**BRIEF:** Only lines with the word "page" are needed; collect each of them from the listing below.

★ ★ ★ ★ ★ ★ ★

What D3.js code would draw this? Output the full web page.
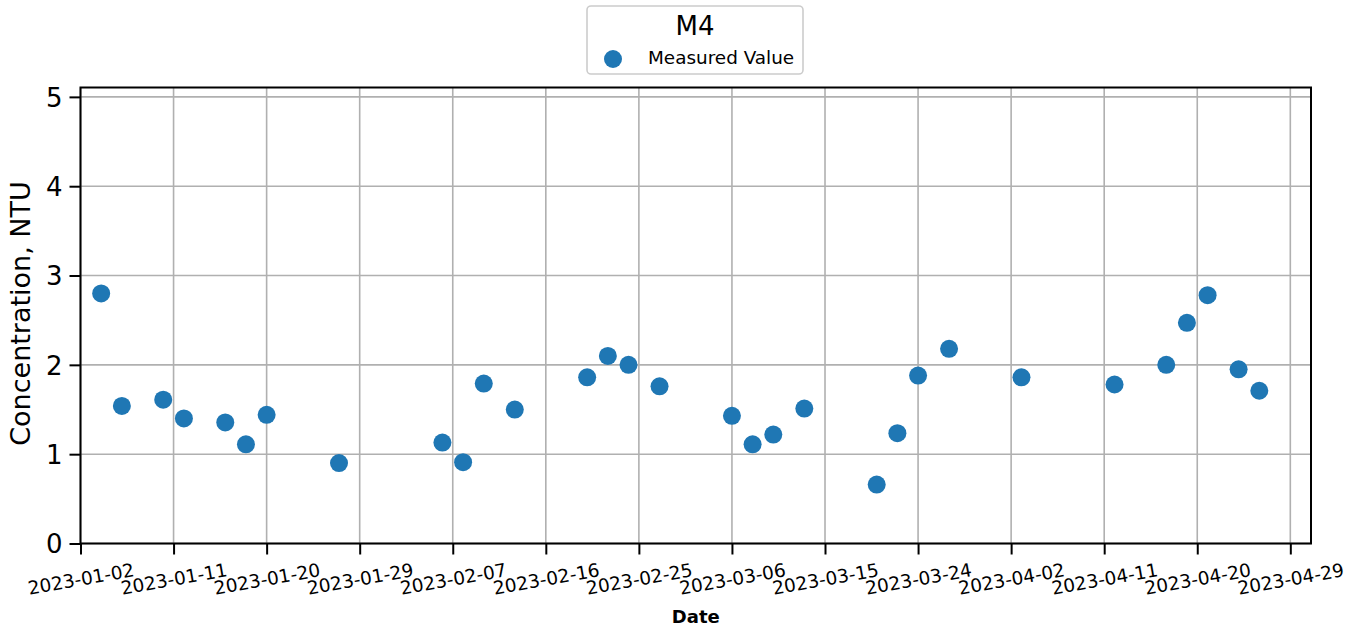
<!DOCTYPE html>
<html>
<head>
<meta charset="utf-8">
<script src="https://cdn.jsdelivr.net/npm/d3@7"></script>
<style>
  html, body { margin: 0; padding: 0; background: #fff; }
  svg { display: block; font-family: "DejaVu Sans", sans-serif; }
</style>
</head>
<body>
<svg id="chart" width="1360" height="631"></svg>
<script>
// ---- data ----
const dates = ["2023-01-04","2023-01-06","2023-01-10","2023-01-12","2023-01-16","2023-01-18","2023-01-20",
  "2023-01-27","2023-02-06","2023-02-08","2023-02-10","2023-02-13","2023-02-20","2023-02-22","2023-02-24",
  "2023-02-27","2023-03-06","2023-03-08","2023-03-10","2023-03-13","2023-03-20","2023-03-22","2023-03-24",
  "2023-03-27","2023-04-03","2023-04-12","2023-04-17","2023-04-19","2023-04-21","2023-04-24","2023-04-26"];
const values = [2.80, 1.54, 1.61, 1.40, 1.355, 1.11, 1.44,
  0.90, 1.13, 0.91, 1.79, 1.50, 1.86, 2.10, 2.00,
  1.76, 1.43, 1.11, 1.22, 1.51, 0.66, 1.235, 1.88,
  2.18, 1.86, 1.78, 2.00, 2.47, 2.78, 1.95, 1.71];
const xTickLabels = ["2023-01-02","2023-01-11","2023-01-20","2023-01-29","2023-02-07","2023-02-16","2023-02-25",
  "2023-03-06","2023-03-15","2023-03-24","2023-04-02","2023-04-11","2023-04-20","2023-04-29"];
const yTicks = [0, 1, 2, 3, 4, 5];
const xDomain = ["2023-01-02", "2023-05-01"];
const yDomain = [0, 5.105];
const seriesName = "Measured Value";
const legendTitle = "M4";
const xLabel = "Date";
const yLabel = "Concentration, NTU";

// ---- layout ----
const parse = d3.utcParse("%Y-%m-%d");
const plot = { left: 80.5, right: 1311, top: 87.5, bottom: 543.5 };
const color = "#1f77b4";

const svg = d3.select("#chart");
const x = d3.scaleUtc().domain(xDomain.map(parse)).range([plot.left, plot.right]);
const y = d3.scaleLinear().domain(yDomain).range([plot.bottom, plot.top]);
const xTicks = xTickLabels.map(parse);

// grid
const grid = svg.append("g");
grid.selectAll("line.gx").data(xTicks).join("line")
  .attr("x1", d => x(d)).attr("x2", d => x(d))
  .attr("y1", plot.top).attr("y2", plot.bottom)
  .attr("stroke", "#b0b0b0").attr("stroke-width", 1.6);
grid.selectAll("line.gy").data(yTicks).join("line")
  .attr("x1", plot.left).attr("x2", plot.right)
  .attr("y1", d => y(d)).attr("y2", d => y(d))
  .attr("stroke", "#b0b0b0").attr("stroke-width", 1.6);

// points
svg.append("g").selectAll("circle").data(dates.map((d, i) => ({ d: parse(d), v: values[i] })))
  .join("circle")
  .attr("cx", p => x(p.d)).attr("cy", p => y(p.v)).attr("r", 9)
  .attr("fill", color);

// spines
svg.append("rect")
  .attr("x", plot.left).attr("y", plot.top)
  .attr("width", plot.right - plot.left).attr("height", plot.bottom - plot.top)
  .attr("fill", "none").attr("stroke", "#000").attr("stroke-width", 2);

// x axis
const xAxis = d3.axisBottom(x).tickValues(xTicks).tickSize(11).tickFormat(d3.utcFormat("%Y-%m-%d"));
const gx = svg.append("g").attr("transform", `translate(0,${plot.bottom})`).call(xAxis);
gx.select(".domain").remove();
gx.selectAll(".tick line").attr("stroke", "#000").attr("stroke-width", 2);
gx.selectAll(".tick text")
  .attr("font-size", 18.5).attr("fill", "#000")
  .attr("font-family", "DejaVu Sans, sans-serif")
  .attr("text-anchor", "middle")
  .attr("y", 0).attr("dy", "0.35em")
  .attr("transform", "translate(0,35.5) rotate(-10)");

// y axis
const yAxis = d3.axisLeft(y).tickValues(yTicks).tickSize(11).tickFormat(d3.format("d"));
const gy = svg.append("g").attr("transform", `translate(${plot.left},0)`).call(yAxis);
gy.select(".domain").remove();
gy.selectAll(".tick line").attr("stroke", "#000").attr("stroke-width", 2);
gy.selectAll(".tick text")
  .attr("font-size", 26).attr("fill", "#000")
  .attr("font-family", "DejaVu Sans, sans-serif")
  .attr("x", -18).attr("dy", "0.36em");

// axis labels
svg.append("text")
  .attr("x", (plot.left + plot.right) / 2).attr("y", 623)
  .attr("text-anchor", "middle").attr("font-size", 18).attr("font-weight", "bold")
  .text(xLabel);
svg.append("text")
  .attr("transform", `translate(30,${(plot.top + plot.bottom) / 2 - 2}) rotate(-90)`)
  .attr("text-anchor", "middle").attr("font-size", 27)
  .text(yLabel);

// legend
const lg = svg.append("g");
lg.append("rect")
  .attr("x", 587).attr("y", 6).attr("width", 216).attr("height", 68).attr("rx", 4)
  .attr("fill", "#fff").attr("fill-opacity", 0.8)
  .attr("stroke", "#cccccc").attr("stroke-width", 1.6);
lg.append("text")
  .attr("x", 695).attr("y", 35).attr("text-anchor", "middle").attr("font-size", 26)
  .text(legendTitle);
lg.append("circle").attr("cx", 613).attr("cy", 59).attr("r", 9).attr("fill", color);
lg.append("text")
  .attr("x", 648).attr("y", 64).attr("font-size", 18.4)
  .text(seriesName);
</script>
</body>
</html>
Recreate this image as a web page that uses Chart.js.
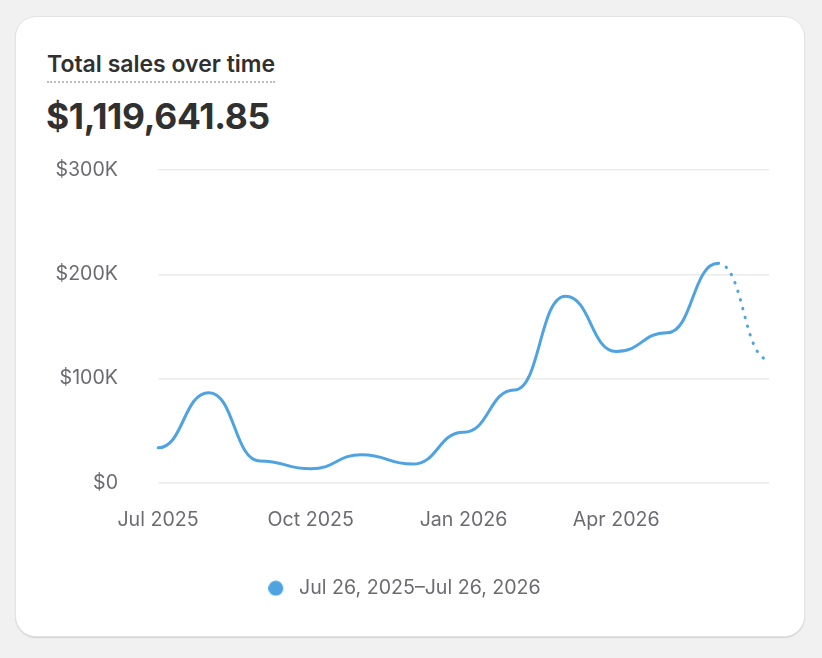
<!DOCTYPE html>
<html>
<head>
<meta charset="utf-8">
<script src="https://cdn.jsdelivr.net/npm/chart.js@4"></script>
<style>
  html, body { margin: 0; padding: 0; }
  body { width: 822px; height: 658px; background: #f1f1f1; position: relative; overflow: hidden; font-family: Inter, "Noto Sans", sans-serif; }
  .card { position: absolute; left: 16px; top: 17px; width: 788px; height: 619px; background: #fff; border-radius: 20px; box-shadow: 0 0 0 1px #e4e4e4, 0 1px 1px 1px #d2d2d2; }
  .title { position: absolute; left: 47px; top: 50px; font-size: 23px; font-weight: 600; color: #303030; line-height: 28px; border-bottom: 2px dotted #bdbdbd; padding-bottom: 3px; }
  .total { position: absolute; left: 46px; top: 95px; font-size: 35.4px; font-weight: 700; color: #303030; line-height: 44px; letter-spacing: -0.3px; }
  #wrap { position: absolute; left: 0; top: 0; width: 822px; height: 658px; }
</style>
</head>
<body>
<div class="card"></div>
<div class="title">Total sales over time</div>
<div class="total">$1,119,641.85</div>
<div id="wrap"><canvas id="salesChart"></canvas></div>
<script>
// --- data ---
const months = ["Jul 2025", "Aug 2025", "Sep 2025", "Oct 2025", "Nov 2025", "Dec 2025",
  "Jan 2026", "Feb 2026", "Mar 2026", "Apr 2026", "May 2026", "Jun 2026", "Jul 2026"];
const sales = [33600, 86500, 21000, 13500, 27000, 18000, 48500, 89000, 179000, 126000, 144000, 210500, 118000];
const yTicks = [0, 100000, 200000, 300000];
const rangeLabel = "Jul 26, 2025\u2013Jul 26, 2026";

const blue = "#4fa3e0";
const grey = "#6b6b72";
const tickFont = { family: "Inter", size: 19.6 };

// legend dot: circle on the left of a small canvas, so the text sits further right
const dot = document.createElement("canvas");
dot.width = 21;
dot.height = 16;
const dctx = dot.getContext("2d");
dctx.fillStyle = blue;
dctx.beginPath();
dctx.arc(7.5, 8, 7.5, 0, Math.PI * 2);
dctx.fill();

const lastIdx = sales.length - 1;

// --- flat tangents at every point (bump curve) ---
const bumpCurve = {
  id: "bumpCurve",
  beforeDatasetDraw(chart, args) {
    const meta = args.meta;
    const line = meta.dataset;
    if (!line) return;
    line.updateControlPoints(chart.chartArea, "x");
    const pts = meta.data;
    pts.forEach((p, i) => {
      const prev = pts[i - 1];
      const next = pts[i + 1];
      p.cp1x = prev ? (prev.x + p.x) / 2 : p.x;
      p.cp1y = p.y;
      p.cp2x = next ? (p.x + next.x) / 2 : p.x;
      p.cp2y = p.y;
    });
  },
};

new Chart(document.getElementById("salesChart"), {
  type: "line",
  data: {
    labels: months,
    datasets: [{
      label: rangeLabel,
      data: sales,
      borderColor: blue,
      backgroundColor: blue,
      borderWidth: 3,
      pointRadius: 0,
      pointHoverRadius: 0,
      tension: 0.4,
      borderCapStyle: "round",
      segment: {
        // last month is still in progress -> dotted
        borderDash: (ctx) => ctx.p1DataIndex === lastIdx ? [0.5, 8.5] : undefined,
      },
    }],
  },
  plugins: [bumpCurve],
  options: {
    responsive: true,
    maintainAspectRatio: false,
    animation: false,
    layout: { padding: { left: 40, top: 170, right: 53, bottom: 50 } },
    plugins: {
      tooltip: { enabled: false },
      legend: {
        position: "bottom",
        labels: {
          usePointStyle: true,
          pointStyle: dot,
          pointStyleWidth: 21,
          boxHeight: 16,
          color: grey,
          font: tickFont,
          padding: 22,
          generateLabels: () => [{
            text: rangeLabel,
            pointStyle: dot,
            fillStyle: blue,
            strokeStyle: blue,
            lineWidth: 0,
            fontColor: grey,
            datasetIndex: 0,
          }],
        },
      },
    },
    scales: {
      x: {
        grid: { display: false, drawTicks: false },
        border: { display: false },
        ticks: {
          autoSkip: false,
          maxRotation: 0,
          padding: 25,
          color: grey,
          font: tickFont,
          callback: (v, i) => (i % 3 === 0 && i < lastIdx) ? months[i] : "",
        },
      },
      y: {
        min: 0,
        max: 300000,
        afterFit: (axis) => { axis.width = 118; },
        afterBuildTicks: (axis) => { axis.ticks = yTicks.map((v) => ({ value: v })); },
        grid: { color: "#ebebeb", lineWidth: 1.5, drawTicks: false },
        border: { display: false },
        ticks: {
          padding: 40,
          color: grey,
          font: tickFont,
          callback: (v) => v === 0 ? "$0" : "$" + (v / 1000) + "K",
        },
      },
    },
  },
});
</script>
</body>
</html>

★ ★ ★ ★ ★ ★ ★

**RESULT FOR THIS EXERCISE:**
What D3.js code would draw this? Output the full web page.
Recreate this image as a web page that uses Chart.js.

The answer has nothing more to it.